Jill Barnhill, 48, remembers meeting her husband Kevin on the pit wall near turn four. Her father built racing engines and her older brothers raced at the Speedway. Kevin Barnhill had been driving cars there since he was 15 and his father once managed the track. They were a natural match.
The couple’s son, Jack Warren, has also raced at the Speedway, sometimes against his father. With three generations and so many Saturday nights, the races seem like a family reunion.
“My Daddy passed this past September,” Jill Barnhill said. “So I feel like I’m losing a part of him because we’ve spent all of our life out here. This is just what we did as family. And then I married into another family that did the same thing that we did. It’s sad to see it close. … This is just what we do.”
Jack Warren Barnhill had hoped to one day raise children the way he grew up, watching his Dad race and spending his days playing on racecar trailers.
“I really hate to see it go and turn into houses," he said. "I’m glad South Carolina’s growing, but I really hate to see it.”
His grandfather, 76-year-old Jack Barnhill, started working at the track in the 1970s. At one time, he had to pay the big name drivers money on the side to race there.
“Wherever the star came, the fans went,” Jack Barnhill said.

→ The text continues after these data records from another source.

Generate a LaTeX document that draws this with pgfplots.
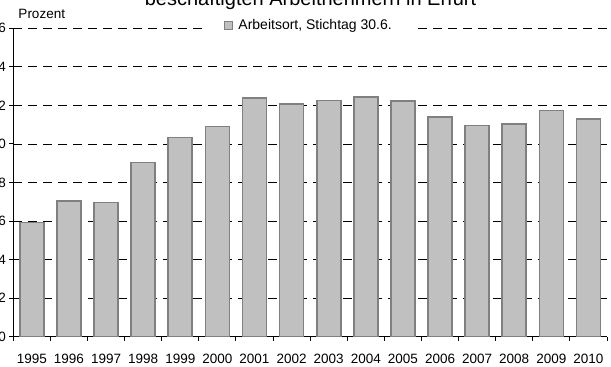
\documentclass[border=0pt]{standalone}
\usepackage{fontspec}
\setmainfont{Liberation Sans}
\usepackage{pgfplots}
\pgfplotsset{compat=1.18}
\definecolor{barfill}{HTML}{C0C0C0}
\definecolor{barline}{HTML}{808080}
\newcommand\chartfont{\fontsize{13.5bp}{15bp}\selectfont}
\newcommand\legendfont{\fontsize{14bp}{16bp}\selectfont}
\begin{document}
\begin{tikzpicture}
\begin{axis}[
  at={(13.3bp,30.3bp)}, anchor=south west,
  scale only axis, width=593.7bp, height=308.4bp,
  xmin=-0.5, xmax=15.5, ymin=0, ymax=16,
  axis lines*=left,
  xtick={-0.5,0.5,...,15.5},
  x tick label as interval,
  xticklabels={1995,1996,1997,1998,1999,2000,2001,2002,2003,2004,2005,2006,2007,2008,2009,2010},
  x tick label style={yshift=-10bp},
  ytick={0,2,...,16},
  tick align=outside,
  major tick length=4bp,
  ymajorgrids,
  grid style={dash pattern=on 9bp off 6bp, black, line width=0.8bp},
  axis line style={black, line width=0.9bp},
  tick style={black, line width=0.9bp},
  ticklabel style={font=\chartfont},
  /pgf/number format/assume math mode=true,
  legend style={at={(0.498,1.009)}, anchor=center, draw=none, fill=white,
    font=\legendfont, inner xsep=19bp, inner ysep=1bp},
  legend image code/.code={%
    \draw[fill=barfill, draw=barline, line width=1bp] (0bp,-3.7bp) rectangle (7.4bp,3.7bp);
    \path (11bp,0bp);},
]
\addplot[ybar, bar width=24bp, fill=barfill, draw=barline, line width=1.6bp]
  coordinates {
    (0,5.92) (1,7.04) (2,6.97) (3,9.03) (4,10.33) (5,10.90)
    (6,12.37) (7,12.06) (8,12.26) (9,12.44) (10,12.24) (11,11.41)
    (12,10.95) (13,11.02) (14,11.73) (15,11.28)
  };
\addlegendentry{Arbeitsort, Stichtag 30.6.}
\end{axis}
\node[anchor=base west, font=\chartfont, inner sep=0pt] at (18.3bp,348bp) {Prozent};
\node[anchor=base, font=\fontsize{20bp}{24bp}\selectfont, inner sep=0pt] at (310.5bp,361bp)
  {beschäftigten Arbeitnehmern in Erfurt};
\pgfresetboundingbox
\path[use as bounding box] (0bp,0bp) rectangle (611bp,367bp);
\end{tikzpicture}
\end{document}
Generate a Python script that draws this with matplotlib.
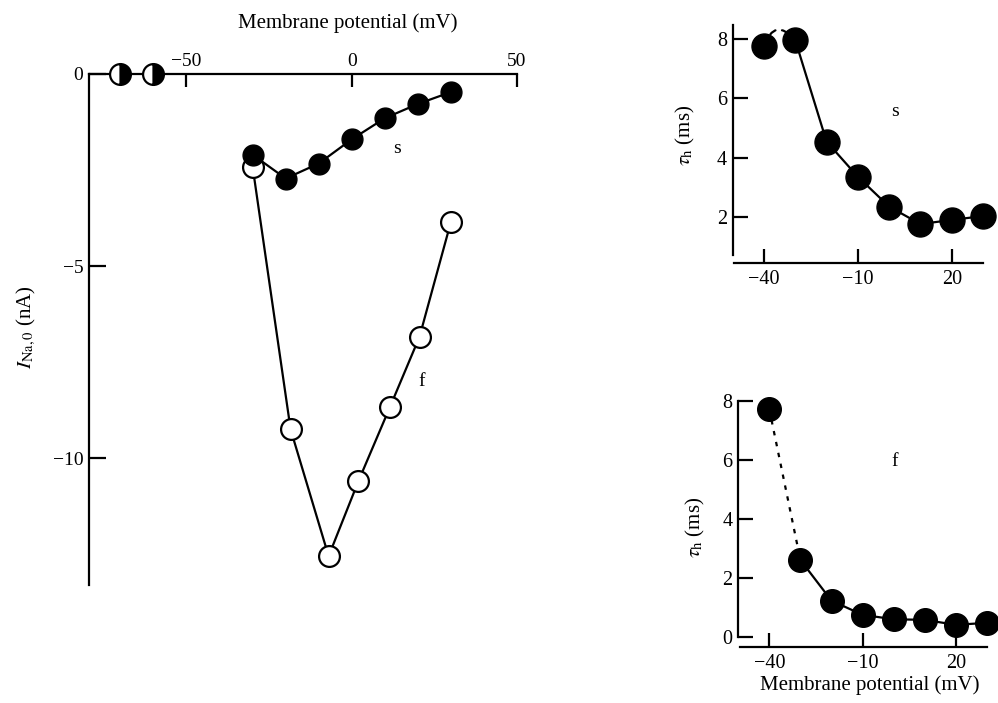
import matplotlib
matplotlib.use('Agg')
import matplotlib.pyplot as plt

plt.rcParams['font.family'] = ['Liberation Serif', 'DejaVu Serif']
plt.rcParams['mathtext.fontset'] = 'stix'
plt.rcParams['font.size'] = 14

# left panel: peak Na current vs membrane potential
half_v = [-70, -60]
half_i = [0, 0]
s_v = [-30, -20, -10, 0, 10, 20, 30]
s_i = [-2.1, -2.72, -2.33, -1.70, -1.15, -0.78, -0.47]
f_v = [-30, -18.5, -7, 2, 11.5, 20.5, 30]
f_i = [-2.41, -9.25, -12.55, -10.6, -8.68, -6.84, -3.85]

# right panels: tau_h vs membrane potential
tau_v = [-40, -30, -20, -10, 0, 10, 20, 30]
tau_s = [7.77, 7.97, 4.54, 3.35, 2.34, 1.75, 1.89, 2.02]
tau_f = [7.71, 2.60, 1.22, 0.74, 0.59, 0.57, 0.40, 0.47]

W, H = 998, 703
fig = plt.figure(figsize=(W / 100, H / 100), dpi=100)


def px_axes(l, t, r, b):
    return fig.add_axes([l / W, 1 - b / H, (r - l) / W, (b - t) / H])


lw = 1.6
# ---- main panel
ax = px_axes(89, 74, 517, 585)
ax.set_xlim(-79.5, 50)
ax.set_ylim(-13.3, 0)
ax.spines['right'].set_visible(False)
ax.spines['bottom'].set_visible(False)
for s in ['top', 'left']:
    ax.spines[s].set_linewidth(lw)
ax.xaxis.tick_top()
ax.set_xticks([-50, 0, 50])
ax.set_yticks([0, -5, -10])
ax.tick_params(axis='x', direction='in', length=9, width=lw, pad=3, labelsize=14)
ax.tick_params(axis='y', direction='in', length=12, width=lw, pad=4, labelsize=14)

ax.plot(s_v, s_i, '-', color='black', lw=lw, zorder=3)
ax.plot(s_v, s_i, 'o', color='black', ms=15, zorder=4, clip_on=False)
ax.plot(f_v, f_i, '-', color='black', lw=lw, zorder=2)
ax.plot(f_v, f_i, 'o', mfc='white', mec='black', mew=1.6, ms=15, zorder=3, clip_on=False)
ax.plot(half_v, half_i, 'o', fillstyle='right', color='black', markerfacecoloralt='white',
        mec='black', mew=1.6, ms=15, zorder=5, clip_on=False)
ax.text(13.7, -1.93, 's', ha='center', va='center', fontsize=14)
ax.text(21.3, -8.0, 'f', ha='center', va='center', fontsize=14)
fig.text(348 / W, 1 - 23 / H, 'Membrane potential (mV)', ha='center', va='center', fontsize=15)
fig.text(26 / W, 1 - 327 / H, r'$I_{\mathrm{Na,0}}$ (nA)', rotation=90,
         ha='center', va='center', fontsize=15)

# ---- right panels
def tau_panel(ax, bounds, yticks):
    ax.set_xlim(-50, 30)
    ax.spines['right'].set_visible(False)
    ax.spines['top'].set_visible(False)
    ax.spines['left'].set_bounds(*bounds)
    ax.spines['bottom'].set_bounds(-49.5, 30)
    for s in ['bottom', 'left']:
        ax.spines[s].set_linewidth(lw)
    ax.set_xticks([-40, -10, 20])
    ax.set_yticks(yticks)
    ax.tick_params(axis='x', direction='in', length=10, width=lw, pad=5, labelsize=14.5)
    ax.tick_params(axis='y', direction='in', length=11, width=lw, pad=4, labelsize=14.5)


ax2 = px_axes(732.7, 24.5, 983, 262.8)
ax2.set_ylim(0.44, 8.5)
tau_panel(ax2, (0.71, 8.5), [2, 4, 6, 8])
ax2.plot(tau_v[1:], tau_s[1:], '-', color='black', lw=lw)
ax2.annotate('', xy=(tau_v[1], tau_s[1]), xytext=(tau_v[0], tau_s[0]),
             arrowprops=dict(arrowstyle='-', linestyle=(0, (3, 3)), lw=lw, color='black',
                             connectionstyle='arc3,rad=-0.85', shrinkA=0, shrinkB=0))
ax2.plot(tau_v, tau_s, 'o', color='black', ms=18, zorder=4, clip_on=False)
ax2.text(2, 5.55, 's', ha='center', va='center', fontsize=14)
fig.text(685 / W, 1 - 135 / H, r'$\tau_{\mathrm{h}}$ (ms)', rotation=90,
         ha='center', va='center', fontsize=15)

ax3 = px_axes(738.2, 400.7, 987, 646.7)
ax3.set_ylim(-0.34, 8.0)
tau_panel(ax3, (0, 8), [0, 2, 4, 6, 8])
ax3.plot(tau_v[:2], tau_f[:2], linestyle=(0, (2, 3)), color='black', lw=lw)
ax3.plot(tau_v[1:], tau_f[1:], '-', color='black', lw=lw)
ax3.plot(tau_v, tau_f, 'o', color='black', ms=17, zorder=4, clip_on=False)
ax3.text(0.3, 5.93, 'f', ha='center', va='center', fontsize=14)
fig.text(695 / W, 1 - 527 / H, r'$\tau_{\mathrm{h}}$ (ms)', rotation=90,
         ha='center', va='center', fontsize=15)
fig.text(870 / W, 1 - 685 / H, 'Membrane potential (mV)', ha='center', va='center', fontsize=15)

fig.savefig('out.png', dpi=100)
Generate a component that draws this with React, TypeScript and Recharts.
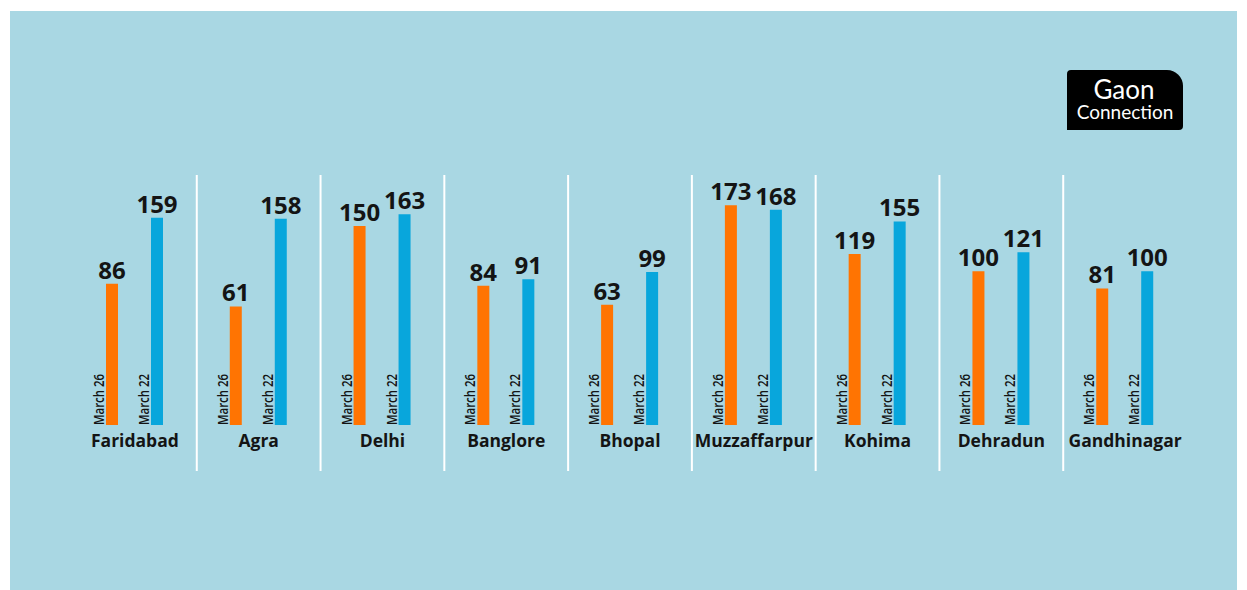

Like many others, he’s hurt watching the track’s demise.
“It’s going to be missed,” he said.
Although the Barnhill family had gathered for Saturday’s events — Kevin Barnhill, son Jack Warren Barnhill and nephew Bryant Barnhill were all scheduled to race that night — they had to wait until Sunday morning because of a rainout.
But the delay allowed the Barnhills to pose for photos, chronicling three generations of Speedway loyalists.
The family acknowledged that if the race had run as scheduled, they might not have had that moment — one more memory before the track's last checkered flag.
“Lot of unique stories about this place,” said Bryant Barnhill, who won't be at the Aug. 15 race. “Every person’s story, every perspective, is just 10 times better. That’s something that, man, it’s going to be tough to kind of let go of the history of this place.”